Data extract:
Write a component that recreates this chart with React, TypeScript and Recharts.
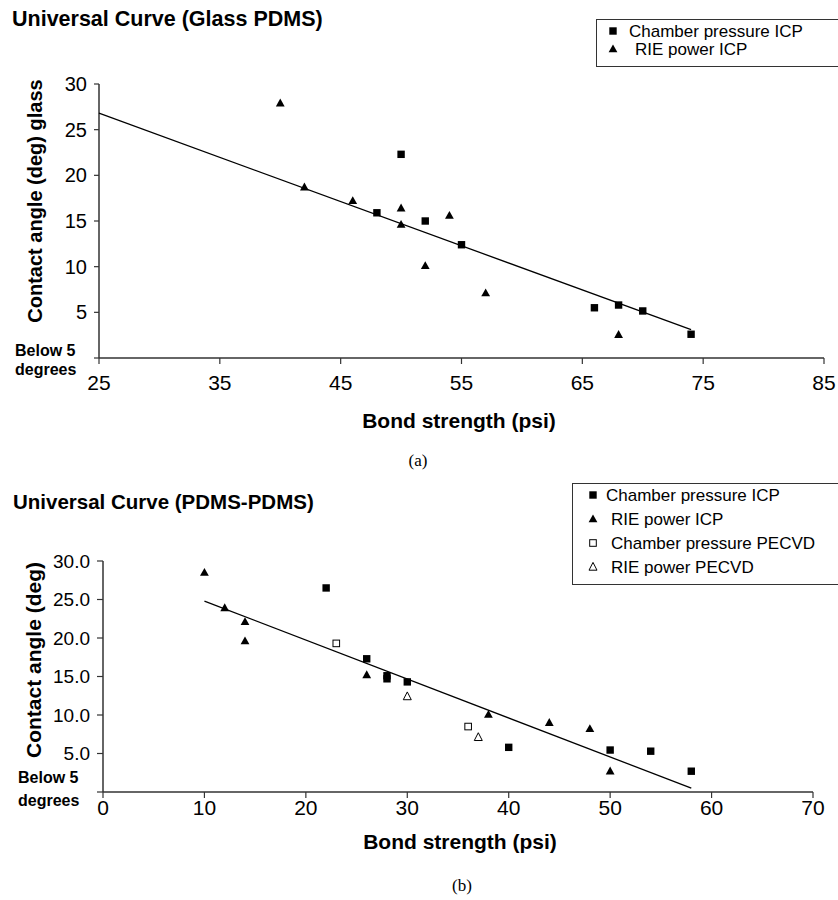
import React from "react"
import { ScatterChart, Scatter, XAxis, YAxis, Legend } from "recharts"

const FONT = "Arial, 'Liberation Sans', Helvetica, sans-serif"
const SERIF = "'Times New Roman', 'Liberation Serif', serif"

// (a) Glass PDMS
const glassTicksX = [25, 35, 45, 55, 65, 75, 85]
const glassTicksY = [0, 5, 10, 15, 20, 25, 30]
const glassChamberICP = [
  { x: 50, y: 22.3 },
  { x: 48, y: 15.9 },
  { x: 52, y: 15.0 },
  { x: 55, y: 12.4 },
  { x: 66, y: 5.5 },
  { x: 68, y: 5.8 },
  { x: 70, y: 5.15 },
  { x: 74, y: 2.6 },
]
const glassRieICP = [
  { x: 40, y: 27.9 },
  { x: 42, y: 18.7 },
  { x: 46, y: 17.2 },
  { x: 50, y: 16.4 },
  { x: 50, y: 14.6 },
  { x: 54, y: 15.6 },
  { x: 52, y: 10.1 },
  { x: 57, y: 7.1 },
  { x: 68, y: 2.55 },
]
const glassTrend = [
  { x: 25, y: 26.8 },
  { x: 74, y: 3.1 },
]

// (b) PDMS-PDMS
const pdmsTicksX = [0, 10, 20, 30, 40, 50, 60, 70]
const pdmsTicksY = [0, 5, 10, 15, 20, 25, 30]
const pdmsChamberICP = [
  { x: 22, y: 26.5 },
  { x: 26, y: 17.3 },
  { x: 28, y: 15.1 },
  { x: 28, y: 14.7 },
  { x: 30, y: 14.3 },
  { x: 40, y: 5.8 },
  { x: 50, y: 5.45 },
  { x: 54, y: 5.3 },
  { x: 58, y: 2.7 },
]
const pdmsRieICP = [
  { x: 10, y: 28.5 },
  { x: 12, y: 23.9 },
  { x: 14, y: 22.1 },
  { x: 14, y: 19.6 },
  { x: 26, y: 15.2 },
  { x: 38, y: 10.05 },
  { x: 44, y: 9.0 },
  { x: 48, y: 8.2 },
  { x: 50, y: 2.7 },
]
const pdmsChamberPECVD = [
  { x: 23, y: 19.3 },
  { x: 36, y: 8.5 },
]
const pdmsRiePECVD = [
  { x: 30, y: 12.4 },
  { x: 37, y: 7.1 },
]
const pdmsTrend = [
  { x: 10, y: 24.8 },
  { x: 58, y: 0.5 },
]

type MarkerKind = "square" | "triangle" | "openSquare" | "openTriangle"

function Marker({ kind, cx, cy }: { kind: MarkerKind; cx: number; cy: number }) {
  if (kind === "square" || kind === "openSquare") {
    const open = kind === "openSquare"
    const s = open ? 6.6 : 7.4
    return (
      <rect
        x={cx - s / 2}
        y={cy - s / 2}
        width={s}
        height={s}
        fill={open ? "#fff" : "#000"}
        stroke="#000"
        strokeWidth={open ? 1 : 0}
      />
    )
  }
  const open = kind === "openTriangle"
  const w = open ? 4 : 4.4
  const pts = `${cx},${cy - 4.6} ${cx + w},${cy + 3.2} ${cx - w},${cy + 3.2}`
  return <polygon points={pts} fill={open ? "#fff" : "#000"} stroke="#000" strokeWidth={open ? 1 : 0} />
}

const shapeOf = (kind: MarkerKind) => (props: any) => <Marker kind={kind} cx={props.cx} cy={props.cy} />
const noShape = () => <g />

interface LegendRow {
  label: string
  kind: MarkerKind
  y: number
  textX: number
}

function LegendBox({ rows, markerX }: { rows: LegendRow[]; markerX: number }) {
  return (
    <div
      style={{
        position: "relative",
        width: "100%",
        height: "100%",
        boxSizing: "border-box",
        border: "1.5px solid #333",
        background: "#fff",
        fontFamily: FONT,
        fontSize: 17,
        color: "#000",
      }}
    >
      {rows.map((r) => (
        <React.Fragment key={r.label}>
          <svg
            width={14}
            height={14}
            style={{ position: "absolute", left: markerX - 7, top: r.y - 7, overflow: "visible" }}
          >
            <Marker kind={r.kind} cx={7} cy={7} />
          </svg>
          <div
            style={{
              position: "absolute",
              left: r.textX,
              top: r.y - 0.49 * 17,
              lineHeight: 1,
              whiteSpace: "nowrap",
            }}
          >
            {r.label}
          </div>
        </React.Fragment>
      ))}
    </div>
  )
}

function Txt({
  x,
  y,
  size,
  bold,
  anchor = "start",
  rotate,
  family = FONT,
  children,
}: {
  x: number
  y: number
  size: number
  bold?: boolean
  anchor?: "start" | "middle"
  rotate?: boolean
  family?: string
  children: React.ReactNode
}) {
  const shiftX = anchor === "middle" || rotate ? "-50%" : "0"
  return (
    <div
      style={{
        position: "absolute",
        left: x,
        top: rotate ? y : y - 0.49 * size,
        fontSize: size,
        fontWeight: bold ? 700 : 400,
        fontFamily: family,
        lineHeight: 1,
        whiteSpace: "nowrap",
        color: "#000",
        transform: rotate ? `translate(-50%, -50%) rotate(-90deg)` : `translateX(${shiftX})`,
      }}
    >
      {children}
    </div>
  )
}

const axisLine = { stroke: "#333", strokeWidth: 1.5 }
const tickLine = { stroke: "#333", strokeWidth: 1.2 }

export default function App() {
  return (
    <div
      style={{
        position: "absolute",
        left: 0,
        top: 0,
        width: 838,
        height: 900,
        overflow: "hidden",
        background: "#fff",
      }}
    >
      <div style={{ position: "absolute", left: 0, top: 0 }}>
        <ScatterChart width={838} height={440} margin={{ top: 84, right: 14, bottom: 0, left: 0 }}>
          <XAxis
            type="number"
            dataKey="x"
            domain={[25, 85]}
            ticks={glassTicksX}
            height={82}
            axisLine={axisLine}
            tickLine={tickLine}
            tickSize={6}
            tickMargin={11}
            tick={{ fill: "#000", fontSize: 21, fontFamily: FONT }}
          />
          <YAxis
            type="number"
            dataKey="y"
            domain={[0, 30]}
            ticks={glassTicksY}
            width={99}
            axisLine={axisLine}
            tickLine={tickLine}
            tickSize={5}
            tickMargin={7}
            tickFormatter={(v: number) => (v === 0 ? "" : String(v))}
            tick={{ fill: "#000", fontSize: 20, fontFamily: FONT }}
          />
          <Legend
            layout="horizontal"
            verticalAlign="middle"
            wrapperStyle={{ position: "absolute", left: 596, top: 19, width: 260, height: 48 }}
            content={() => (
              <LegendBox
                markerX={15.7}
                rows={[
                  { label: "Chamber pressure ICP", kind: "square", y: 11, textX: 32 },
                  { label: "RIE power ICP", kind: "triangle", y: 29, textX: 38 },
                ]}
              />
            )}
          />
          <Scatter
            name="trend"
            data={glassTrend}
            line={{ stroke: "#000", strokeWidth: 1.3 }}
            shape={noShape}
            legendType="none"
            isAnimationActive={false}
          />
          <Scatter name="Chamber pressure ICP" data={glassChamberICP} shape={shapeOf("square")} isAnimationActive={false} />
          <Scatter name="RIE power ICP" data={glassRieICP} shape={shapeOf("triangle")} isAnimationActive={false} />
        </ScatterChart>
      </div>

      <div style={{ position: "absolute", left: 0, top: 470 }}>
        <ScatterChart width={838} height={430} margin={{ top: 91, right: 25, bottom: 0, left: 0 }}>
          <XAxis
            type="number"
            dataKey="x"
            domain={[0, 70]}
            ticks={pdmsTicksX}
            height={108}
            axisLine={axisLine}
            tickLine={tickLine}
            tickSize={6}
            tickMargin={2}
            tick={{ fill: "#000", fontSize: 21, fontFamily: FONT }}
          />
          <YAxis
            type="number"
            dataKey="y"
            domain={[0, 30]}
            ticks={pdmsTicksY}
            width={103}
            axisLine={axisLine}
            tickLine={tickLine}
            tickSize={6}
            tickMargin={7}
            tickFormatter={(v: number) => (v === 0 ? "" : v.toFixed(1))}
            tick={{ fill: "#000", fontSize: 19, fontFamily: FONT }}
          />
          <Legend
            layout="horizontal"
            verticalAlign="middle"
            wrapperStyle={{ position: "absolute", left: 572, top: 13, width: 290, height: 102 }}
            content={() => (
              <LegendBox
                markerX={20}
                rows={[
                  { label: "Chamber pressure ICP", kind: "square", y: 11, textX: 33 },
                  { label: "RIE power ICP", kind: "triangle", y: 35, textX: 38 },
                  { label: "Chamber pressure PECVD", kind: "openSquare", y: 59, textX: 38 },
                  { label: "RIE power PECVD", kind: "openTriangle", y: 83, textX: 38 },
                ]}
              />
            )}
          />
          <Scatter
            name="trend"
            data={pdmsTrend}
            line={{ stroke: "#000", strokeWidth: 1.3 }}
            shape={noShape}
            legendType="none"
            isAnimationActive={false}
          />
          <Scatter name="Chamber pressure ICP" data={pdmsChamberICP} shape={shapeOf("square")} isAnimationActive={false} />
          <Scatter name="RIE power ICP" data={pdmsRieICP} shape={shapeOf("triangle")} isAnimationActive={false} />
          <Scatter
            name="Chamber pressure PECVD"
            data={pdmsChamberPECVD}
            shape={shapeOf("openSquare")}
            isAnimationActive={false}
          />
          <Scatter name="RIE power PECVD" data={pdmsRiePECVD} shape={shapeOf("openTriangle")} isAnimationActive={false} />
        </ScatterChart>
      </div>

      <div style={{ position: "absolute", inset: 0, pointerEvents: "none" }}>
        <Txt x={12} y={20} size={21.5} bold>
          Universal Curve (Glass PDMS)
        </Txt>
        <Txt x={35} y={201} size={20} bold rotate>
          Contact angle (deg) glass
        </Txt>
        <Txt x={15} y={351} size={16} bold>
          Below 5
        </Txt>
        <Txt x={15} y={370} size={16} bold>
          degrees
        </Txt>
        <Txt x={459} y={420} size={21} bold anchor="middle">
          Bond strength (psi)
        </Txt>
        <Txt x={418} y={460} size={17} anchor="middle" family={SERIF}>
          (a)
        </Txt>

        <Txt x={13} y={502} size={20.5} bold>
          Universal Curve (PDMS-PDMS)
        </Txt>
        <Txt x={33} y={660} size={21} bold rotate>
          Contact angle (deg)
        </Txt>
        <Txt x={18} y={778} size={16} bold>
          Below 5
        </Txt>
        <Txt x={18} y={801} size={16} bold>
          degrees
        </Txt>
        <Txt x={460} y={841} size={21} bold anchor="middle">
          Bond strength (psi)
        </Txt>
        <Txt x={462} y={885} size={17} anchor="middle" family={SERIF}>
          (b)
        </Txt>
      </div>
    </div>
  )
}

Exercise prompt: Reproduce the data above word for word from its first line through the line that holds "New Roman', 'Liberation", both ends included; skip pictures.

Solution for this exercise:
Write a component that recreates this chart with React, TypeScript and Recharts.
import React from "react"
import { ScatterChart, Scatter, XAxis, YAxis, Legend } from "recharts"

const FONT = "Arial, 'Liberation Sans', Helvetica, sans-serif"
const SERIF = "'Times New Roman', 'Liberation Serif', serif"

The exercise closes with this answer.